Indian equity markets opened on a firm note Tuesday, supported by gains in banking and automobile counters, but real estate stocks delivered a more mixed performance as investors remained selective in their approach toward the sector.
While the broader market showed confidence in early trade, listed real estate developers traded in a narrower band, indicating that investors are still balancing optimism around housing demand with concerns over valuations, interest rates, and global macro uncertainty.
The benchmark Sensex opened nearly 400 points higher, while the Nifty reclaimed the 25,700 mark shortly after the opening bell, signaling a stronger risk appetite across Dalal Street. However, the real estate segment did not entirely participate in the broader rally, highlighting the sector’s cautious undertone.
Realty Indices Show Cautious Trend Despite Positive Market Mood
The Nifty Realty index opened on a relatively subdued note and slipped marginally in early trade even as frontline benchmarks moved higher. Traders said the divergence reflects continued profit booking in select property counters after the sharp rallies seen in recent months.
The sectoral index has been oscillating within a narrow range over the last few sessions, suggesting that the market is entering a consolidation phase rather than witnessing aggressive directional buying. While the broader market sentiment remains constructive, real estate stocks are showing stock-specific movement instead of a sector-wide rally.
Market participants noted that institutional investors are becoming increasingly selective, preferring developers with strong balance sheets, visible cash flows, and premium residential launches over companies with stretched leverage or slower execution pipelines.
Developers Showing Strength in Early Trade
Among the better-performing real estate counters at the opening bell were a handful of large and mid-sized developers that attracted selective buying interest.
DLF traded firmly in the green during early trade, supported by continued optimism around luxury housing demand and commercial leasing momentum. Dealers said the stock benefited from sustained institutional interest and relatively stronger market positioning within the sector.
Phoenix Mills also showed resilience, with investors continuing to favour retail-commercial real estate plays amid expectations of stronger consumption and mall traffic recovery.
Prestige Estates Projects witnessed mild gains in early trading, reflecting confidence in its southern market exposure and ongoing residential launches. The stock has remained relatively stable compared to several peers during recent volatile sessions.

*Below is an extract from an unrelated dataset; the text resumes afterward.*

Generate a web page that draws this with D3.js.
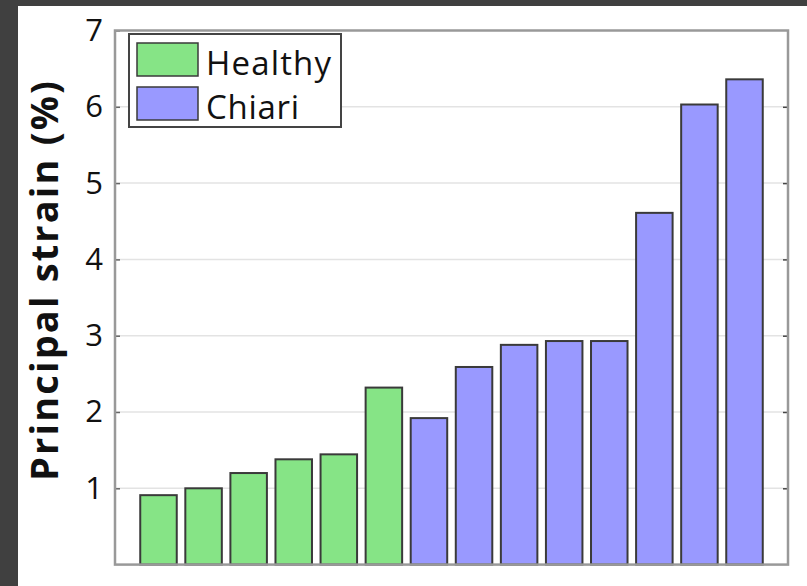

Anant Raj also traded with a positive bias, supported by continued interest in data centre-linked real estate themes and niche commercial opportunities.
Broking desks said these gains indicate that investors are not exiting the real estate space entirely, but are instead rotating capital toward developers perceived as fundamentally stronger and operationally more stable.
Weakness Persists in Select Realty Counters
Despite pockets of strength, several listed developers continued to face pressure at the opening bell.
Some heavyweight real estate stocks traded lower as investors booked profits following recent rebounds. Stocks exposed to premium valuations or slower near-term sales visibility witnessed mild declines in early trade.
Market participants also pointed out that developers with higher debt burdens or aggressive land acquisition strategies are seeing reduced investor appetite in the current environment.
A few mid-cap developers slipped into negative territory shortly after opening, reflecting broader caution toward high-beta real estate counters. Traders said investors remain wary of volatility in interest-rate-sensitive sectors and are avoiding aggressive positioning ahead of key domestic and global macroeconomic developments.
Why Realty Stocks Are Trading Differently From the Broader Market
Analysts believe the divergence between benchmark indices and real estate stocks reflects a combination of macro and sector-specific concerns.
Interest Rate Sensitivity
Real estate remains one of the most rate-sensitive sectors in the market. Even small shifts in expectations around borrowing costs can significantly influence developer valuations and housing demand projections.
Valuation Concerns
Several listed developers have rallied sharply over the last two years, leading investors to question whether current valuations fully reflect future growth potential.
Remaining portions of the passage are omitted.